The rig swayed as Puck climbed in, looking straight forward. Rage radiated off every square inch of his body.

“This ends now.”

“What?” I asked.

“This shit with your mom,” he replied. “She’s cut off. Today. You’re never talking to her again. That woman is fucking toxic and she’s out of your life.”

“Excuse me?” I asked, turning on him. My head was a swirl of a thousand different emotions—Mom had been dead and suddenly she wasn’t. She’d tricked me and used me and treated me like I wasn’t even a real human being whose feelings mattered. Now Puck was going to tell me how to feel, too?

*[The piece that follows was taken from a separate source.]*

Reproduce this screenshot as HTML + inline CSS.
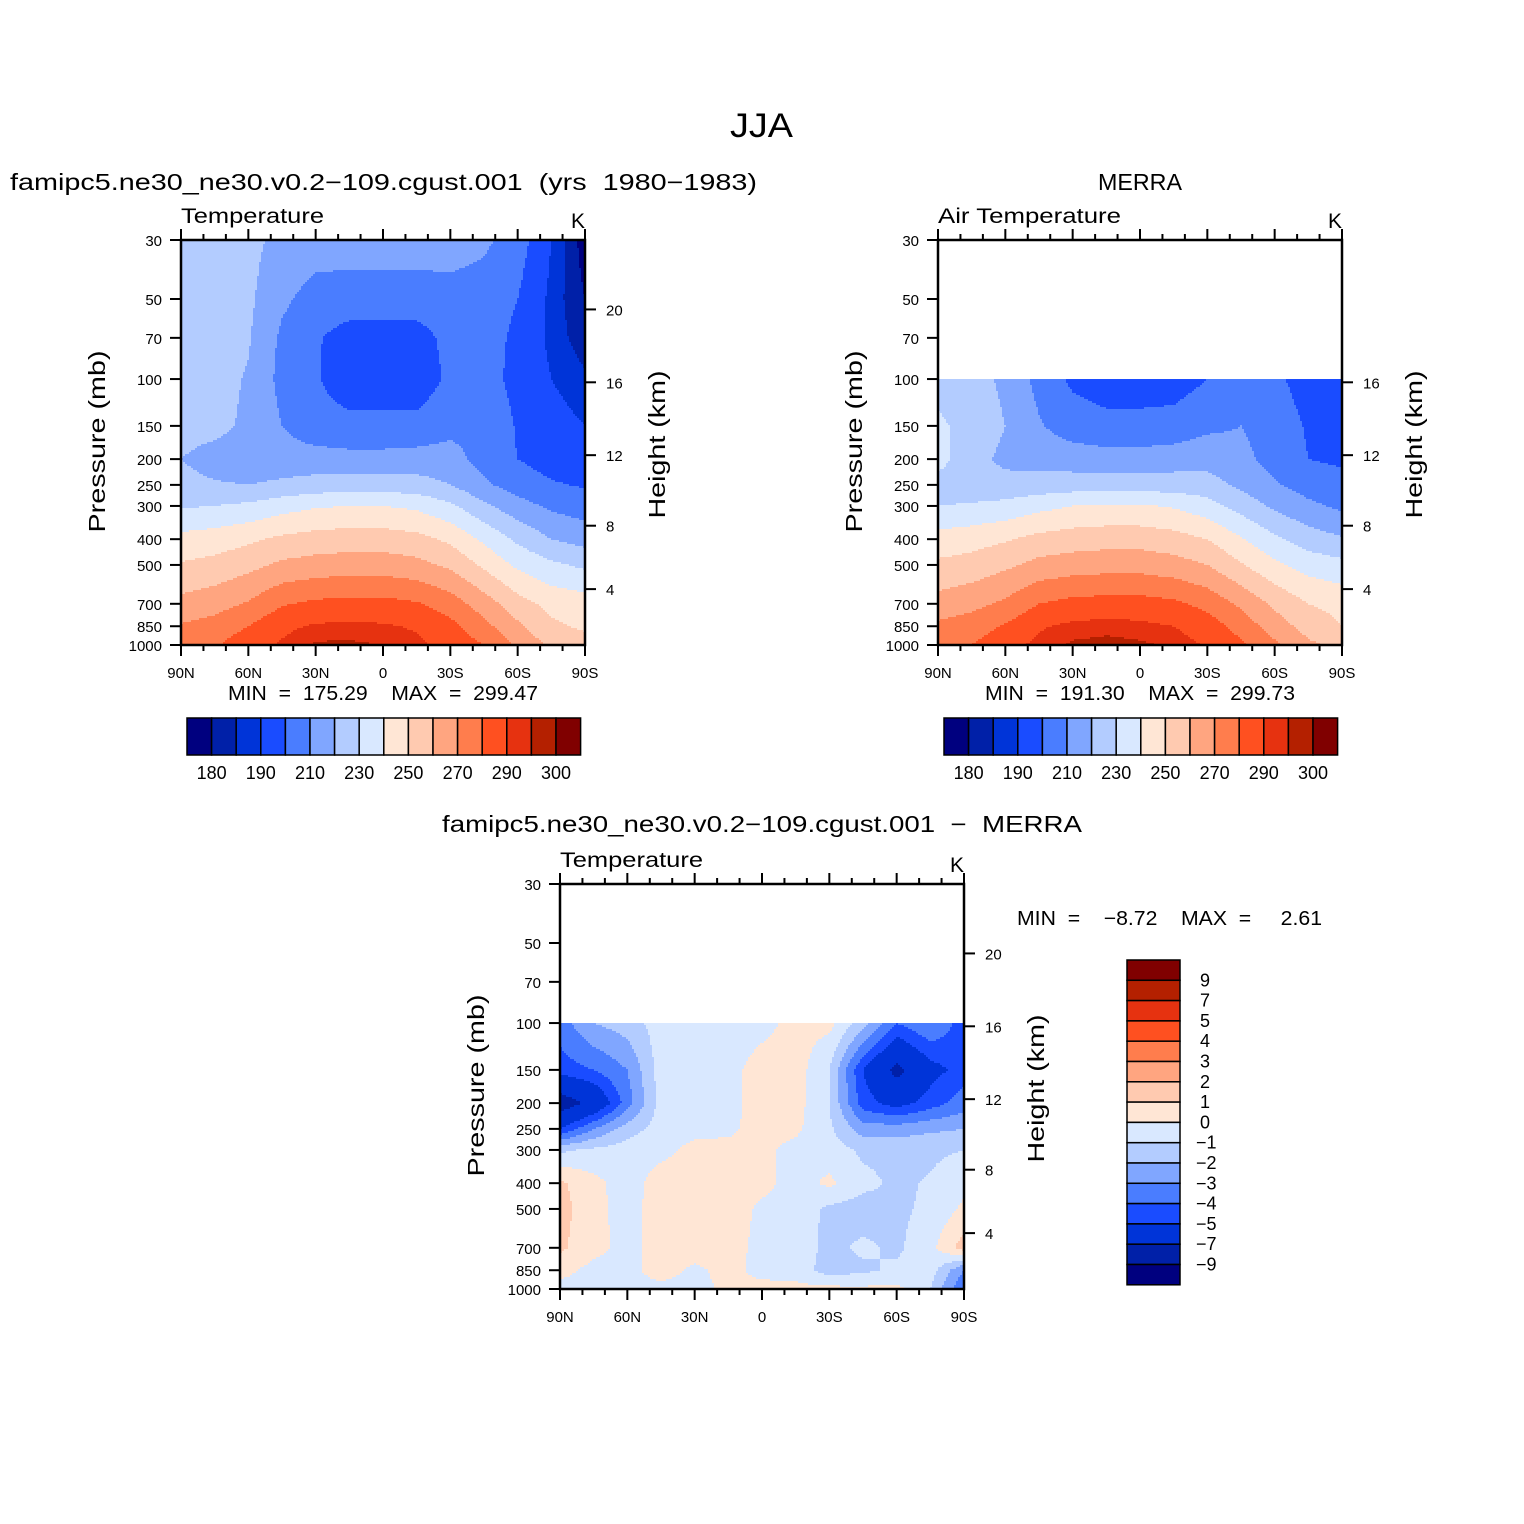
<!DOCTYPE html>
<html><head><meta charset="utf-8">
<style>
html,body{margin:0;padding:0;background:#fff;}
svg{display:block;font-family:"Liberation Sans",sans-serif;}
</style></head>
<body>
<svg id="chart" width="1524" height="1524" viewBox="0 0 1524 1524" xmlns="http://www.w3.org/2000/svg">
<rect width="1524" height="1524" fill="#fff"/>
<text x="730" y="137" font-size="34" textLength="63" lengthAdjust="spacingAndGlyphs">JJA</text>
<g id="layer"></g>
</svg>
<script>
const lats=[90,75,60,45,30,15,0,-15,-30,-45,-60,-75,-90];
const presModel=[30,50,70,100,150,200,250,300,400,500,700,850,1000];
const tempModel=[
[225,225,223,217,215,215,215,215,215,212,205,190,177],
[225,225,222,212,206,205,205,205,206,205,200,188,180],
[225,225,221,208,201,196,196,196,203,204,198,188,182],
[225,224,219,207,201,194,194,194,202,204,197,190,186],
[224,223,218,210,204,203,203,203,207,208,199,193,190],
[220,216,214,214,214,213,213,214,214,206,200,196,194],
[223,221,220,222,224,225,225,224,220,212,205,201,199],
[229,230,232,236,239,240,240,238,232,222,214,208,205],
[243,245,248,252,254,255,255,253,248,238,228,220,216],
[251,253,257,262,264,265,265,263,258,248,238,232,228],
[263,266,271,279,282,283,283,281,275,265,254,247,245],
[271,274,280,288,291,292,291,289,283,273,262,252,248],
[276,279,286,291,296,296,295,292,287,280,268,258,255]];
const presObs=[100,150,200,250,300,400,500,700,850,1000];
const tempObs=[
[226,224,218,207,198,195,195,195,200,206,202,196,196],
[232,226,220,211,205,203,203,204,208,210,205,199,197],
[234,223,218,216,215,214,214,215,216,213,206,200,198],
[226,224,223,224,225,225,225,225,224,218,211,206,204],
[230,231,233,237,240,241,241,239,234,226,218,212,208],
[244,246,249,253,255,256,256,254,250,241,232,225,221],
[252,254,258,263,265,266,266,264,260,251,242,236,233],
[264,267,272,280,283,284,284,282,277,268,258,250,247],
[272,275,281,289,292,293,292,290,285,276,265,256,250],
[277,280,287,292,296,297,296,294,289,282,272,262,257]];
const diffVals=[
[-3.5,-2,-1.5,-0.5,-0.3,-0.5,-0.3,0.3,0.3,-1.5,-4,-3,-4.5],
[-4.5,-4,-3,-0.5,-0.3,-0.3,0.4,0.5,-1,-5,-7.5,-5.5,-4.5],
[-8,-6.5,-3.5,-0.6,-0.4,-0.3,0.4,0.4,-1,-4.5,-5.5,-4.5,-3.5],
[-5,-3,-1.5,-0.5,-0.3,-0.2,0.4,0.2,-0.8,-2.5,-2.5,-2.2,-2],
[-1.2,-0.8,-0.5,-0.3,0.3,0.3,0.2,-0.3,-0.5,-1.2,-1.3,-1.2,-1],
[1.2,0.3,-0.5,0.5,0.6,0.5,0.3,-0.4,0.2,-0.7,-1.2,-0.9,-0.3],
[1.4,0.3,-0.4,0.5,0.6,0.5,-0.2,-0.5,-1.2,-1.5,-1.2,-0.8,0.2],
[1.2,0.3,-0.3,0.4,0.5,0.4,-0.3,-0.4,-1.3,-0.8,-1.2,-0.3,1.5],
[0.3,-0.3,-0.3,0.4,-0.2,0.3,-0.3,-0.4,-1.5,-1.2,-0.8,-0.5,-3],
[-0.3,-0.3,-0.2,-0.3,-0.3,0.2,0.3,0.3,0.3,0.2,0.3,-1,-4]];
const levelsT=[180,185,190,200,210,220,230,240,250,260,270,280,290,295,300];
const levelsD=[-9,-7,-5,-4,-3,-2,-1,0,1,2,3,4,5,7,9];
const labelsT=["180","","190","","210","","230","","250","","270","","290","","300"];
const labelsD=["−9","−7","−5","−4","−3","−2","−1","0","1","2","3","4","5","7","9"];
const xTickLats=[90,60,30,0,-30,-60,-90];
const xTickLabels=["90N","60N","30N","0","30S","60S","90S"];
const pTicks=[30,50,70,100,150,200,250,300,400,500,700,850,1000];
const palette=["#00007f","#0020a8","#0034d8","#1a4cff","#4a7dff","#80a6ff","#b3ccff","#d9e8ff","#ffe6d5","#ffcab0","#ffa580","#ff7d4d","#ff5020","#e63210","#b42000","#800000"];

const NS="http://www.w3.org/2000/svg";
const layer=document.getElementById('layer');
const W=404,H=405,LP0=Math.log10(30);
function yOf(p){return (Math.log10(p)-LP0)/(3-LP0)*H;}
function xOf(lat){return (90-lat)/180*W;}
function mk(tag,attrs,parent){const e=document.createElementNS(NS,tag);for(const k in attrs)e.setAttribute(k,attrs[k]);(parent||layer).appendChild(e);return e;}
function txt(s,x,y,size,anchor,parent){const t=mk('text',{x:x,y:y,'font-size':size,'text-anchor':anchor||'start'},parent);t.textContent=s;return t;}
function sample(grid,pres,lat,p){
  let f=(90-lat)/15;f=Math.max(0,Math.min(lats.length-1.0001,f));const i=Math.floor(f),tx=f-i;
  const lp=Math.log10(p);let j=0;while(j<pres.length-2&&Math.log10(pres[j+1])<lp)j++;
  const a=Math.log10(pres[j]),b=Math.log10(pres[j+1]);let ty=(lp-a)/(b-a);ty=Math.max(0,Math.min(1,ty));
  const v0=grid[j][i]*(1-tx)+grid[j][i+1]*tx,v1=grid[j+1][i]*(1-tx)+grid[j+1][i+1]*tx;
  return v0*(1-ty)+v1*ty;}
function cidx(v,lv){let k=0;while(k<lv.length&&v>=lv[k])k++;return k;}
function pOfZ(z){return z<=11?1013.25*Math.pow(1-z/44.33,1/0.19026):226.3*Math.exp(-(z-11)/6.34);}

function plot(name,ox,oy,grid,pres,lv,heights,leftTitle,leftLen,rightUnit){
  const g=mk('g',{transform:`translate(${ox},${oy})`});
  
  
  const field=mk('g',{'shape-rendering':'crispEdges'},g);
  
  
  const step=2,y0=Math.round(yOf(pres[0]));
  for(let py=y0;py<H;py+=step){
    const p=Math.pow(10,LP0+(py+step/2)/H*(3-LP0));
    let runStart=0,runC=-1;
    for(let px=0;px<=W;px+=step){
      let c=-2;
      if(px<W){const lat=90-(px+step/2)/W*180;c=cidx(sample(grid,pres,lat,p),lv);}
      if(c!==runC){
        if(runC>=0){const r=mk('rect',{x:runStart,y:py,width:Math.min(px,W)-runStart,height:Math.min(step,H-py),fill:palette[runC]},field);
          
          }
        runStart=px;runC=c;}
    }
  }
  const fr=mk('rect',{x:0,y:0,width:W,height:H,fill:'none',stroke:'#000','stroke-width':2.5},g);
  
  
  for(let lat=90;lat>=-90;lat-=10){const x=xOf(lat),maj=lat%30===0,L=maj?11:6;
    mk('line',{x1:x,y1:H,x2:x,y2:H+L,stroke:'#000','stroke-width':2},g);
    mk('line',{x1:x,y1:0,x2:x,y2:-L,stroke:'#000','stroke-width':2},g);}
  xTickLats.forEach((lat,i)=>{const t=txt(xTickLabels[i],xOf(lat),H+33,15,'middle',g);
    
    });
  pTicks.forEach(p=>{const y=yOf(p);mk('line',{x1:-11,y1:y,x2:0,y2:y,stroke:'#000','stroke-width':2},g);
    const t=txt(String(p),-19,y+6,15,'end',g);
    
    });
  heights.forEach(z=>{const y=yOf(pOfZ(z));mk('line',{x1:W,y1:y,x2:W+11,y2:y,stroke:'#000','stroke-width':2},g);
    const t=txt(String(z),W+21,y+6,15,'start',g);
    
    });
  const yt=txt('Pressure  (mb)',0,0,23,'middle',g);yt.setAttribute('transform',`translate(${-76},${H/2-1}) rotate(-90)`);
  yt.setAttribute('textLength','182');yt.setAttribute('lengthAdjust','spacingAndGlyphs');
  
  
  const ht=txt('Height  (km)',0,0,23,'middle',g);ht.setAttribute('transform',`translate(${W+80},${H/2+2}) rotate(-90)`);
  ht.setAttribute('textLength','148');ht.setAttribute('lengthAdjust','spacingAndGlyphs');
  
  
  const lt=txt(leftTitle,0,-17,21,'start',g);
  lt.setAttribute('textLength',leftLen);lt.setAttribute('lengthAdjust','spacingAndGlyphs');
  
  
  const ut=txt(rightUnit,W,-12,21,'end',g);
  
  
}
function hbar(name,x0,y0,lv,labels){
  const g=mk('g',{});
  
  
  const bw=24.6,n=lv.length+1;
  for(let i=0;i<n;i++){const r=mk('rect',{x:x0+i*bw,y:y0,width:bw,height:37,fill:palette[i],stroke:'#000','stroke-width':1.5},g);
    
    }
  labels.forEach((s,i)=>{if(s){const t=txt(s,x0+(i+1)*bw,y0+61,18,'middle',g);
    
    }});
}
function vbar(name,x0,y0,lv,labels){
  const g=mk('g',{});
  
  
  const bh=20.3,n=lv.length+1;
  for(let i=0;i<n;i++){const r=mk('rect',{x:x0,y:y0+i*bh,width:53,height:bh,fill:palette[n-1-i],stroke:'#000','stroke-width':1.5},g);
    
    }
  for(let i=0;i<lv.length;i++){const s=labels[lv.length-1-i];const t=txt(s,s.length>1?x0+69:x0+73,y0+(i+1)*bh+6,18,'start',g);
    
    }
}
plot('model-plot',181,240,tempModel,presModel,levelsT,[4,8,12,16,20],'Temperature','143','K');
plot('merra-plot',938,240,tempObs,presObs,levelsT,[4,8,12,16],'Air Temperature','183','K');
plot('difference-plot',560,884,diffVals,presObs,levelsD,[4,8,12,16,20],'Temperature','143','K');
hbar('model-colorbar',187,718,levelsT,labelsT);
hbar('merra-colorbar',944,718,levelsT,labelsT);
vbar('difference-colorbar',1127,960,levelsD,labelsD);
[['model-title','famipc5.ne30_ne30.v0.2−109.cgust.001  (yrs  1980−1983)',10,190,23,747],
 ['merra-title','MERRA',1098,190,23,84],
 ['model-minmax','MIN  =  175.29    MAX  =  299.47',228,700,20,310],
 ['merra-minmax','MIN  =  191.30    MAX  =  299.73',985,700,20,310],
 ['difference-title','famipc5.ne30_ne30.v0.2−109.cgust.001  −  MERRA',442,832,23,640],
 ['difference-minmax','MIN  =    −8.72    MAX  =     2.61',1017,925,20,305]
].forEach(a=>{const t=txt(a[1],a[2],a[3],a[4],'start');t.setAttribute('xml:space','preserve');t.style.whiteSpace='pre';
  t.setAttribute('textLength',a[5]);t.setAttribute('lengthAdjust','spacingAndGlyphs');
  
  });
</script>
</body></html>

I didn’t need this shit from him and I didn’t care if he was right—it wasn’t his decision to make.

“It’s time to end this. I’ve watched that bitch jerk you around for five years and I’m sick of it. No more. I’ll get you set up at the hotel and then go straighten her ass out. We’ll leave for Idaho in the morning.”

The swirl of confused feelings in my head came together, turning into anger. I couldn’t turn it loose on Mom because she’d run off, but Puck? He’d just painted a big ass target on his forehead and I didn’t give a shit if attacking him was fair or not. I was an adult and I’d make my own damned choices.

“Who the fuck are you to tell me what to do?”

The muscle in his jaw flexed as Puck turned the key, the big truck roaring to life. “I’m your old man and it’s my job to protect you. I’m serious about this, Becs. We’re leaving tomorrow and you are never going to communicate with that bitch again.”

Oh no. No way. He did not get talk to me like that.

“Fuck you,” I growled. “You have no goddamn right to tell me what I can and can’t do. You don’t own me and you don’t get to control me.”

He turned to look at me, and the raw anger on his face stunned me. Holy shit. A small part of me wanted to cower back, to beg him not to hurt me. No. I wasn’t that little girl anymore and Puck Redhouse didn’t get to push me around.